Not sure when the last time Shae and Joey were together -- New Year's, maybe? Last time Joey was a lot smaller, and we didn't really let Shae play with him, so this time there was a lot of sizing up that needed to be done.


I'm pretty sure she liked what she saw. Joey has my father's eyes, I think: bright blue and clear and always checking everything out. That's my sister's nose and my mother's upper lip (via my great-grandmother, Nana Shively), but when I look at that kid, I see my father's eyes. He could do worse, honestly.


But I will tell you this much: Joey is definitely the absolute spit and image of my sister, so help me God. I really don't know yet which of his parents he's going to take after, but I'll be damned if he doesn't look exactly like my sister at that age. (In a much cooler hat, because let's face it: in the 70's when we were kids, mistakes were made.)


Whereas this kid? Oh yeah, she's mine.


As if there was any doubt.

6.15.2009

Vacation Recap: Days 5 & 6

Last day first -- we will be spending all day today on the road, so I am posting this in advance. There won't be anything to recap, because what else is there to say about 12 more hours in the car except "Ohio is fucking flat"? And I'm pretty convinced that my feelings about our trip to the aquarium on Sunday are not going to change overnight into Monday. Or something.

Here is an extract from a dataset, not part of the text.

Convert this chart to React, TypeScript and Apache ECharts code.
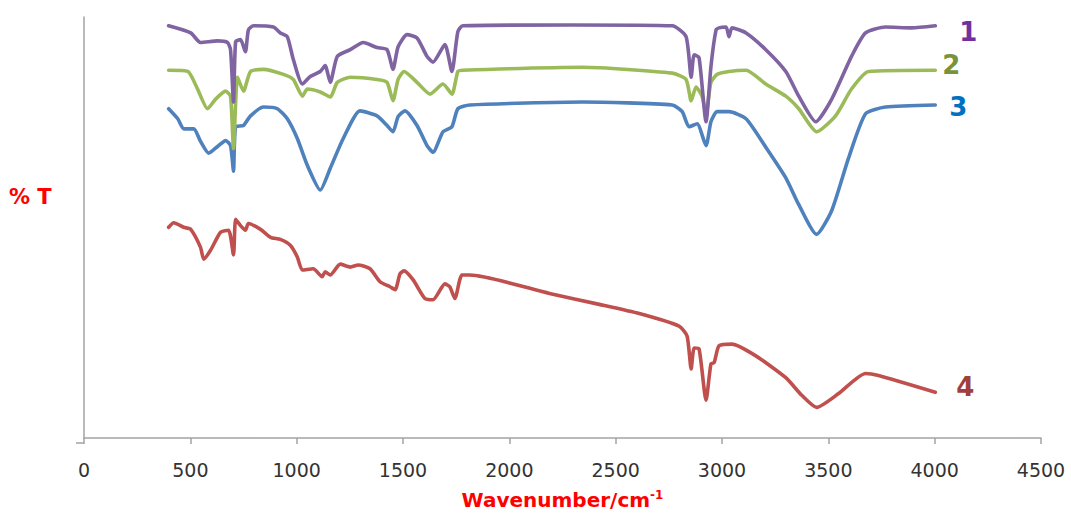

So, we went to the aquarium on Sunday, our last day in Illinois. It ... did not necessarily go well. Here is an actual progression of what pictures of Shae looked like over the course of three hours (earliest --> latest):


Of course Joey is, once again, completely perfect and adorable:


Here's a picture of Shae dressed up like a penguin and pretending to have fun:


Here are two actual good pictures from the aquarium -- unfortunately, they are of fish:


And some final parting shots:


Verdict: we'll definitely come back to the Chicagoland area, but not until my kid is old enough to understand consequences, and not without waaaaaaaaaaay more Valium.